**SHORT EXERCISE**
Provide a single number: the count of lines containing the string "chart".
########
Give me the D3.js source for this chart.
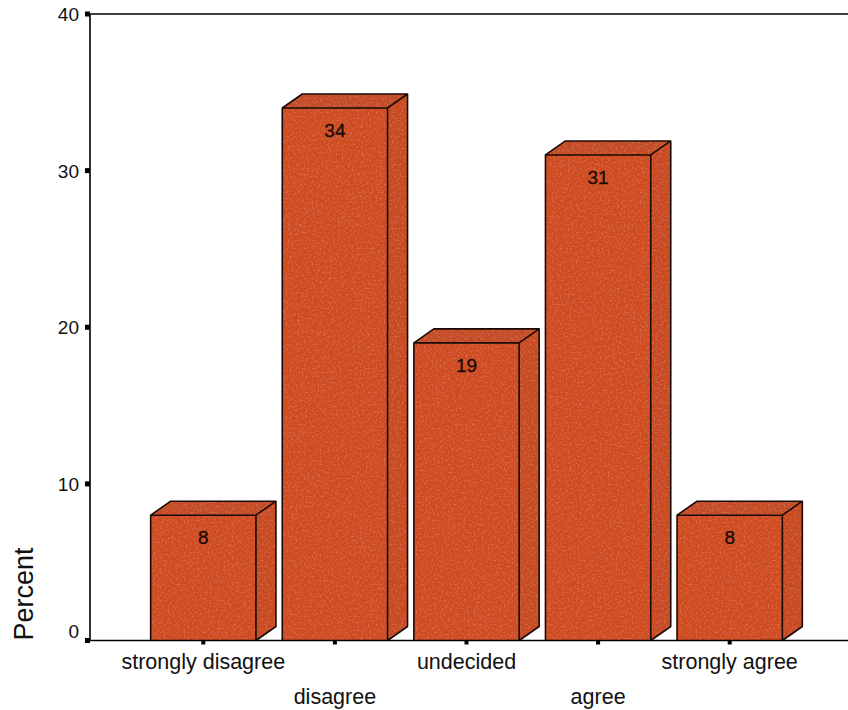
<!DOCTYPE html>
<html>
<head>
<meta charset="utf-8">
<script src="https://cdn.jsdelivr.net/npm/d3@7/dist/d3.min.js"></script>
<style>
  html, body { margin: 0; padding: 0; background: #fff; }
  svg { display: block; font-family: "Liberation Sans", Arial, sans-serif; }
</style>
</head>
<body>
<svg id="chart" width="848" height="710"></svg>
<script>
// Survey response distribution (percent)
const categories = ["strongly disagree", "disagree", "undecided", "agree", "strongly agree"];
const percents = [8, 34, 19, 31, 8];
const yTicks = [0, 10, 20, 30, 40];
const yLabel = "Percent";

const svg = d3.select("#chart");
const W = 848;

const y = d3.scaleLinear().domain([0, 40]).range([640.5, 14]);
const x = d3.scaleBand().domain(categories).range([137.5, 795.5])
  .paddingInner(0.2).paddingOuter(0.1);

const depthX = 20, depthY = -14;

// Soft grain texture for the bar faces
const defs = svg.append("defs");
const f = defs.append("filter").attr("id", "grain").attr("x", 0).attr("y", 0).attr("width", 1).attr("height", 1);
f.append("feTurbulence").attr("type", "fractalNoise").attr("baseFrequency", 0.5).attr("numOctaves", 2).attr("seed", 5).attr("result", "noise");
f.append("feColorMatrix").attr("in", "noise").attr("type", "matrix")
  .attr("values", "0 0 0 0 0.5  0 0 0 0 0.12  0 0 0 0 0.06  0 0 0 0.7 -0.3").attr("result", "dark");
f.append("feComposite").attr("in", "dark").attr("in2", "SourceGraphic").attr("operator", "in").attr("result", "speck");
f.append("feColorMatrix").attr("in", "noise").attr("type", "matrix")
  .attr("values", "0 0 0 0 0.95  0 0 0 0 0.4  0 0 0 0 0.25  0 0 0 -0.7 0.38").attr("result", "light");
f.append("feComposite").attr("in", "light").attr("in2", "SourceGraphic").attr("operator", "in").attr("result", "speck2");
const fm = f.append("feMerge");
fm.append("feMergeNode").attr("in", "SourceGraphic");
fm.append("feMergeNode").attr("in", "speck");
fm.append("feMergeNode").attr("in", "speck2");

// Top border
svg.append("line").attr("x1", 90).attr("x2", W).attr("y1", y(40)).attr("y2", y(40))
  .attr("stroke", "#000").attr("stroke-width", 1.6);

const bars = svg.append("g");
categories.forEach((c, i) => {
  const v = percents[i];
  const x0 = x(c), x1 = x(c) + x.bandwidth();
  const yt = y(v), yb = y(0);
  const g = bars.append("g").attr("filter", "url(#grain)");
  // side face
  g.append("path")
    .attr("d", `M${x1},${yb} L${x1 + depthX},${yb + depthY} L${x1 + depthX},${yt + depthY} L${x1},${yt} Z`)
    .attr("fill", "#c8461f");
  // top face
  g.append("path")
    .attr("d", `M${x0},${yt} L${x0 + depthX},${yt + depthY} L${x1 + depthX},${yt + depthY} L${x1},${yt} Z`)
    .attr("fill", "#c44a22");
  // front face
  g.append("rect").attr("x", x0).attr("y", yt).attr("width", x1 - x0).attr("height", yb - yt)
    .attr("fill", "#d0491f");
  // outlines
  const o = bars.append("g").attr("fill", "none").attr("stroke", "#1a0a05").attr("stroke-width", 1.6)
    .attr("stroke-linejoin", "round");
  o.append("path").attr("d",
    `M${x0},${yb} L${x0},${yt} L${x1},${yt} L${x1},${yb}` +
    ` M${x0},${yt} L${x0 + depthX},${yt + depthY} L${x1 + depthX},${yt + depthY} L${x1},${yt}` +
    ` M${x1 + depthX},${yt + depthY} L${x1 + depthX},${yb + depthY} L${x1},${yb}`);
  // value label
  bars.append("text").attr("x", (x0 + x1) / 2).attr("y", yt + 29)
    .attr("text-anchor", "middle").attr("font-size", 19).attr("fill", "#1a0a05")
    .attr("stroke", "#1a0a05").attr("stroke-width", 0.3)
    .text(v);
});

// y axis
svg.append("line").attr("x1", 90).attr("x2", 90).attr("y1", y(40)).attr("y2", y(0))
  .attr("stroke", "#000").attr("stroke-width", 1.6);
const yg = svg.append("g");
yTicks.forEach(t => {
  yg.append("rect").attr("x", 85).attr("y", y(t) - 2.5).attr("width", 5).attr("height", 5).attr("fill", "#000");
  yg.append("text").attr("x", 79).attr("y", t === 0 ? y(t) - 3 : y(t) + 7).attr("text-anchor", "end")
    .attr("font-size", 19).attr("fill", "#111").text(t);
});

// x axis
svg.append("line").attr("x1", 90).attr("x2", W).attr("y1", y(0)).attr("y2", y(0))
  .attr("stroke", "#000").attr("stroke-width", 1.6);
const xg = svg.append("g");
categories.forEach((c, i) => {
  const cx = x(c) + x.bandwidth() / 2;
  xg.append("rect").attr("x", cx - 2).attr("y", y(0)).attr("width", 4).attr("height", 4).attr("fill", "#000");
  xg.append("text").attr("x", cx).attr("y", i % 2 === 0 ? 669 : 704)
    .attr("text-anchor", "middle").attr("font-size", 21.5).attr("fill", "#111").text(c);
});

// y axis title
svg.append("text").attr("transform", "translate(33,594) rotate(-90)")
  .attr("text-anchor", "middle").attr("font-size", 27).attr("fill", "#111").text(yLabel);
</script>
</body>
</html>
########
**EXERCISE RESULT**
3